WHAT NEEDS TO BE DONE = Skip the pictures. Set down, word for word, the lines from the start of the material up to and including the line with "import matplotlib.patheffects as pe".

INFORMATION GIVEN =
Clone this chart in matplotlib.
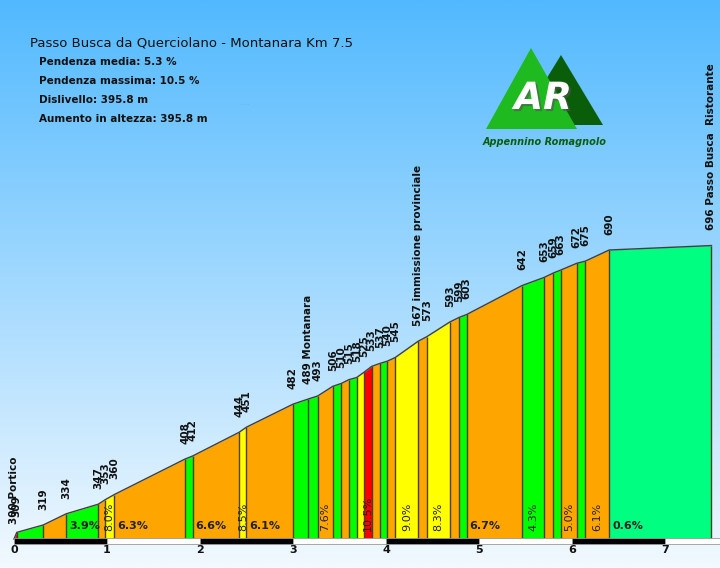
import numpy as np
import matplotlib
matplotlib.use("Agg")
import matplotlib.pyplot as plt
from matplotlib.patches import Polygon
import matplotlib.patheffects as pe

# profile points (km, elevation m)
km = [0, 0.03, 0.315, 0.56, 0.906, 0.98, 1.078, 1.84, 1.92, 2.42, 2.50, 3.00,
      3.165, 3.265, 3.427, 3.52, 3.60, 3.685, 3.763, 3.846, 3.935, 4.014, 4.10,
      4.347, 4.438, 4.688, 4.785, 4.868, 5.462, 5.70, 5.80, 5.88, 6.05, 6.143,
      6.40, 7.5]
elev = [300, 309, 319, 334, 347, 353, 360, 408, 412, 444, 451, 482,
        489, 493, 506, 510, 515, 518, 525, 533, 537, 540, 545,
        567, 573, 593, 599, 603, 642, 653, 659, 663, 672, 675,
        690, 696]
point_names = {0: "Portico", 12: "Montanara", 23: "immissione provinciale",
               35: "Passo Busca  Ristorante"}

# gradient of each segment (%)
grades = [12.0, 3.5, 6.1, 3.9, 7.5, 8.0, 6.3, 4.5, 6.6, 8.5, 6.1, 4.2,
          4.0, 7.6, 4.3, 6.2, 3.5, 9.0, 10.5, 5.5, 3.8, 5.8, 9.0,
          6.6, 8.3, 6.2, 4.8, 6.7, 4.3, 6.0, 4.8, 5.0, 3.2, 6.1, 0.6]
# segments whose gradient is written on the chart
labelled = [3, 5, 6, 8, 9, 10, 13, 18, 22, 24, 27, 28, 31, 33, 34]

title = "Passo Busca da Querciolano - Montanara Km 7.5"
stats = ["Pendenza media: 5.3 %", "Pendenza massima: 10.5 %",
         "Dislivello: 395.8 m", "Aumento in altezza: 395.8 m"]
km_ticks = [0, 1, 2, 3, 4, 5, 6, 7]


def grade_color(g):
    if g < 2:
        return "#00ff80"
    if g < 5:
        return "#00ff00"
    if g < 8:
        return "#ffa500"
    if g < 10:
        return "#ffff00"
    return "#ff0000"


W, H = 720, 568
PX_KM = 93.0      # pixels per km
X0 = 14           # pixel of km 0
PX_M = 0.7411     # pixels per metre
Y690 = 250        # pixel of 690 m


def yv(py):
    return 690 - (py - Y690) / PX_M


fig = plt.figure(figsize=(W / 100, H / 100), dpi=100)
ax = fig.add_axes([0, 0, 1, 1])
xmin, xmax = -X0 / PX_KM, (W - X0) / PX_KM
ymin, ymax = yv(H), yv(0)
ax.set_xlim(xmin, xmax)
ax.set_ylim(ymin, ymax)
ax.axis("off")

# sky background
top = np.array([0x52, 0xb9, 0xfe]) / 255
bot = np.array([0xf2, 0xf9, 0xff]) / 255
t = np.linspace(0, 1, 256)[:, None]
grad = (top * (1 - t) + bot * t)[:, None, :]
ax.imshow(grad, extent=[xmin, xmax, ymin, ymax], aspect="auto", zorder=0,
          origin="upper")

base = yv(541)
edge = "#4a4020"
for i in range(len(km) - 1):
    ax.fill_between([km[i], km[i + 1]], [elev[i], elev[i + 1]], base,
                    color=grade_color(grades[i]), lw=0, zorder=2)
ax.vlines(km[1:], base, elev[1:], color=edge, lw=1, zorder=3)
ax.plot(km, elev, color="#404040", lw=1, zorder=3)

# gradient labels
ylab = yv(531)
for i in labelled:
    w = km[i + 1] - km[i]
    txt = f"{grades[i]:.1f}%"
    if w > 0.3:
        ax.text(km[i] + 3 / PX_KM, ylab, txt, ha="left", va="bottom",
                fontsize=8, fontweight="bold", color="#222", zorder=4)
    else:
        ax.text((km[i] + km[i + 1]) / 2, ylab, txt, ha="center", va="bottom",
                rotation=90, fontsize=8, color="#222", zorder=4)

# point labels
for i, (x, e) in enumerate(zip(km, elev)):
    lab = str(e)
    if i in point_names:
        lab += " " + point_names[i]
    ax.annotate(lab, (x, e), xytext=(0, 11), textcoords="offset points",
                rotation=90, ha="center", va="bottom", fontsize=7.5,
                fontweight="bold", color="#111", zorder=4)

# km bar
bar_lo, bar_hi = yv(544), yv(538)
for k in range(8):
    x1 = min(k + 1, xmax)
    ax.bar(k, bar_hi - bar_lo, width=x1 - k, bottom=bar_lo, align="edge",
           color="black" if k % 2 == 0 else "white", edgecolor="#999",
           lw=0.6, zorder=5)
for k in km_ticks:
    ax.text(k, yv(550), str(k), ha="center", va="center", fontsize=8,
            fontweight="bold", color="#111", zorder=5)

# overlay in pixel coordinates for title and logo
ov = fig.add_axes([0, 0, 1, 1])
ov.set_xlim(0, W)
ov.set_ylim(H, 0)
ov.axis("off")
ov.patch.set_alpha(0)

ov.text(30, 43, title, fontsize=9.5, color="#111", va="center", ha="left")
for j, s in enumerate(stats):
    ov.text(39, 62 + 19 * j, s, fontsize=7.5, fontweight="bold", color="#111",
            va="center", ha="left")
ov.text(245, 104, "- - -", fontsize=3.5, color="#6aa8d8", ha="center",
        va="center")

ov.add_patch(Polygon([(561, 55), (603, 125), (518, 125)], closed=True,
                     color="#0a5e0a", lw=0))
ov.add_patch(Polygon([(531, 48), (577, 129), (486, 129)], closed=True,
                     color="#1fba1f", lw=0))
ov.text(543, 99, "AR", fontsize=27, fontweight="bold", style="italic",
        color="white", ha="center", va="center",
        path_effects=[pe.withSimplePatchShadow(offset=(1.5, -1.5),
                                               shadow_rgbFace="#555",
                                               alpha=0.6)])
ov.text(545, 142, "Appennino Romagnolo", fontsize=7, fontweight="bold",
        style="italic", color="#0a5e0a", ha="center", va="center")

fig.savefig("out.png", dpi=100)
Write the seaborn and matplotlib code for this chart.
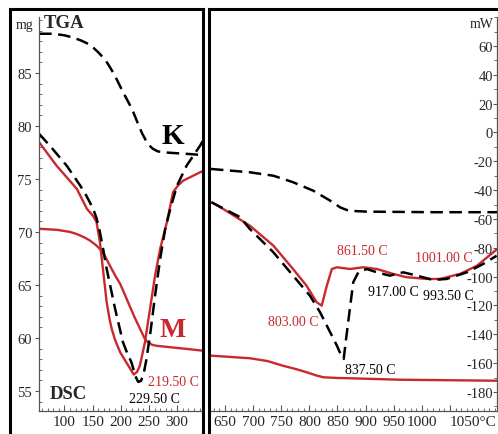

CORRECT RESPONSE =
Clone this chart in matplotlib.
import numpy as np
import matplotlib
matplotlib.use("Agg")
import matplotlib.pyplot as plt
from matplotlib.patches import Polygon
import matplotlib.patheffects as pe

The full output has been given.